> YOUR OBJECTIVE
Repeat the data word for word. Do not include the pictures.

+--

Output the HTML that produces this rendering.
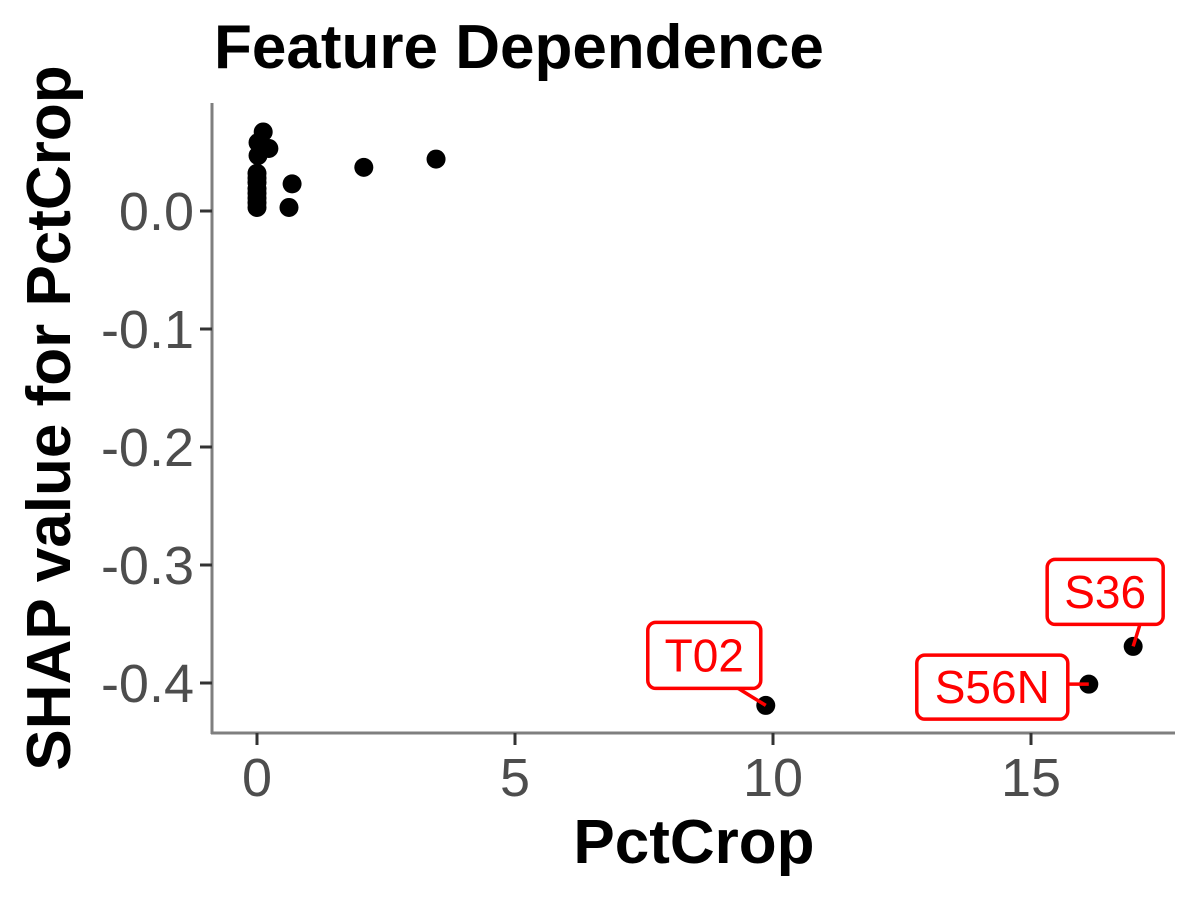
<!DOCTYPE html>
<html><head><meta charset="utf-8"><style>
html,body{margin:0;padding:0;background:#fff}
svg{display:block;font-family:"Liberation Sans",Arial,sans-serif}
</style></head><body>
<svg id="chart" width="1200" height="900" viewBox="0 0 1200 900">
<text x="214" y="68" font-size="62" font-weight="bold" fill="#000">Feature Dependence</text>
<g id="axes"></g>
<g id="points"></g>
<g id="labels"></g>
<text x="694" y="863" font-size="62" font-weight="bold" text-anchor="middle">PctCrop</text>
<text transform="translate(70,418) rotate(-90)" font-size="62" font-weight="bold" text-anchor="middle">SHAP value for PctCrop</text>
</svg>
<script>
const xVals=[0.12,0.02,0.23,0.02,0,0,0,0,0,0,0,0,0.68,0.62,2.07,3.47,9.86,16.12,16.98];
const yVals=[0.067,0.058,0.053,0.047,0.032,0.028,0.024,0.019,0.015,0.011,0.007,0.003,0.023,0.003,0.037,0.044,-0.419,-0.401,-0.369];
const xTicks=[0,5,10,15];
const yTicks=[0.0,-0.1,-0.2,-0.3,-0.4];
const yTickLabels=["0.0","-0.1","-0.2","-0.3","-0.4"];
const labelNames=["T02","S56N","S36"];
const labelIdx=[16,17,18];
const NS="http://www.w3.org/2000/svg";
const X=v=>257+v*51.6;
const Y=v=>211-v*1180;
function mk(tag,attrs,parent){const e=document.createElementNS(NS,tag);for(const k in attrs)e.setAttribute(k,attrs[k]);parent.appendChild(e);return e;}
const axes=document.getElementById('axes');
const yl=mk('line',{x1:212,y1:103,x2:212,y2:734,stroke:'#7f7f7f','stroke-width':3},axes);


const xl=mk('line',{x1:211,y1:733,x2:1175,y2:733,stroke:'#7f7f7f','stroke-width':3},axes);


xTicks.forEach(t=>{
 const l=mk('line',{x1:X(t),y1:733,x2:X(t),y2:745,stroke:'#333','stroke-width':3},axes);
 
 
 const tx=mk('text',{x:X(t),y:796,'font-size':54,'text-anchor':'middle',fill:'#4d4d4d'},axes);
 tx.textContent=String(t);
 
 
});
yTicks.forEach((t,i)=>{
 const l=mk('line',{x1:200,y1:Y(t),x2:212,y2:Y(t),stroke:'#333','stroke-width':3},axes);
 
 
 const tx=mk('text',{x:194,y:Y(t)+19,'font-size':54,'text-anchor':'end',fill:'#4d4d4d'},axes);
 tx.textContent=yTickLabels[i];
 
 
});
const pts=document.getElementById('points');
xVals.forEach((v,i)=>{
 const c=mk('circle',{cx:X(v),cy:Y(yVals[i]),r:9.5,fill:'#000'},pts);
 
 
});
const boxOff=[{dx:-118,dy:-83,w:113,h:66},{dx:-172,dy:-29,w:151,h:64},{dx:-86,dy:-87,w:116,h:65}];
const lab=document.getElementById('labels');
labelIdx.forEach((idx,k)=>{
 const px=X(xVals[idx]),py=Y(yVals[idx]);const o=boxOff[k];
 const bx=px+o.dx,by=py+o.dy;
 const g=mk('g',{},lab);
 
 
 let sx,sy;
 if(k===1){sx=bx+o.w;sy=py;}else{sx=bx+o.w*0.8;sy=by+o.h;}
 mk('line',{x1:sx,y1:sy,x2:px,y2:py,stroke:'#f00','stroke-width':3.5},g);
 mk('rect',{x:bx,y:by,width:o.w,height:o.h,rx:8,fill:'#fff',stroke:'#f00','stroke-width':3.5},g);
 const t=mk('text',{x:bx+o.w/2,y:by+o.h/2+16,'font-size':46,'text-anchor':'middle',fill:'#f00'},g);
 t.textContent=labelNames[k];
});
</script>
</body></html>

+--

> REPLY TO THE EXERCISE
Output the HTML that produces this rendering.
<!DOCTYPE html>
<html><head><meta charset="utf-8"><style>
html,body{margin:0;padding:0;background:#fff}
svg{display:block;font-family:"Liberation Sans",Arial,sans-serif}
</style></head><body>
<svg id="chart" width="1200" height="900" viewBox="0 0 1200 900">
<text x="214" y="68" font-size="62" font-weight="bold" fill="#000">Feature Dependence</text>
<g id="axes"></g>
<g id="points"></g>
<g id="labels"></g>
<text x="694" y="863" font-size="62" font-weight="bold" text-anchor="middle">PctCrop</text>
<text transform="translate(70,418) rotate(-90)" font-size="62" font-weight="bold" text-anchor="middle">SHAP value for PctCrop</text>
</svg>
<script>
const xVals=[0.12,0.02,0.23,0.02,0,0,0,0,0,0,0,0,0.68,0.62,2.07,3.47,9.86,16.12,16.98];
const yVals=[0.067,0.058,0.053,0.047,0.032,0.028,0.024,0.019,0.015,0.011,0.007,0.003,0.023,0.003,0.037,0.044,-0.419,-0.401,-0.369];
const xTicks=[0,5,10,15];
const yTicks=[0.0,-0.1,-0.2,-0.3,-0.4];
const yTickLabels=["0.0","-0.1","-0.2","-0.3","-0.4"];
const labelNames=["T02","S56N","S36"];
const labelIdx=[16,17,18];
const NS="http://www.w3.org/2000/svg";
const X=v=>257+v*51.6;
const Y=v=>211-v*1180;
function mk(tag,attrs,parent){const e=document.createElementNS(NS,tag);for(const k in attrs)e.setAttribute(k,attrs[k]);parent.appendChild(e);return e;}
const axes=document.getElementById('axes');
const yl=mk('line',{x1:212,y1:103,x2:212,y2:734,stroke:'#7f7f7f','stroke-width':3},axes);


const xl=mk('line',{x1:211,y1:733,x2:1175,y2:733,stroke:'#7f7f7f','stroke-width':3},axes);


xTicks.forEach(t=>{
 const l=mk('line',{x1:X(t),y1:733,x2:X(t),y2:745,stroke:'#333','stroke-width':3},axes);
 
 
 const tx=mk('text',{x:X(t),y:796,'font-size':54,'text-anchor':'middle',fill:'#4d4d4d'},axes);
 tx.textContent=String(t);
 
 
});
yTicks.forEach((t,i)=>{
 const l=mk('line',{x1:200,y1:Y(t),x2:212,y2:Y(t),stroke:'#333','stroke-width':3},axes);
 
 
 const tx=mk('text',{x:194,y:Y(t)+19,'font-size':54,'text-anchor':'end',fill:'#4d4d4d'},axes);
 tx.textContent=yTickLabels[i];
 
 
});
const pts=document.getElementById('points');
xVals.forEach((v,i)=>{
 const c=mk('circle',{cx:X(v),cy:Y(yVals[i]),r:9.5,fill:'#000'},pts);
 
 
});
const boxOff=[{dx:-118,dy:-83,w:113,h:66},{dx:-172,dy:-29,w:151,h:64},{dx:-86,dy:-87,w:116,h:65}];
const lab=document.getElementById('labels');
labelIdx.forEach((idx,k)=>{
 const px=X(xVals[idx]),py=Y(yVals[idx]);const o=boxOff[k];
 const bx=px+o.dx,by=py+o.dy;
 const g=mk('g',{},lab);
 
 
 let sx,sy;
 if(k===1){sx=bx+o.w;sy=py;}else{sx=bx+o.w*0.8;sy=by+o.h;}
 mk('line',{x1:sx,y1:sy,x2:px,y2:py,stroke:'#f00','stroke-width':3.5},g);
 mk('rect',{x:bx,y:by,width:o.w,height:o.h,rx:8,fill:'#fff',stroke:'#f00','stroke-width':3.5},g);
 const t=mk('text',{x:bx+o.w/2,y:by+o.h/2+16,'font-size':46,'text-anchor':'middle',fill:'#f00'},g);
 t.textContent=labelNames[k];
});
</script>
</body></html>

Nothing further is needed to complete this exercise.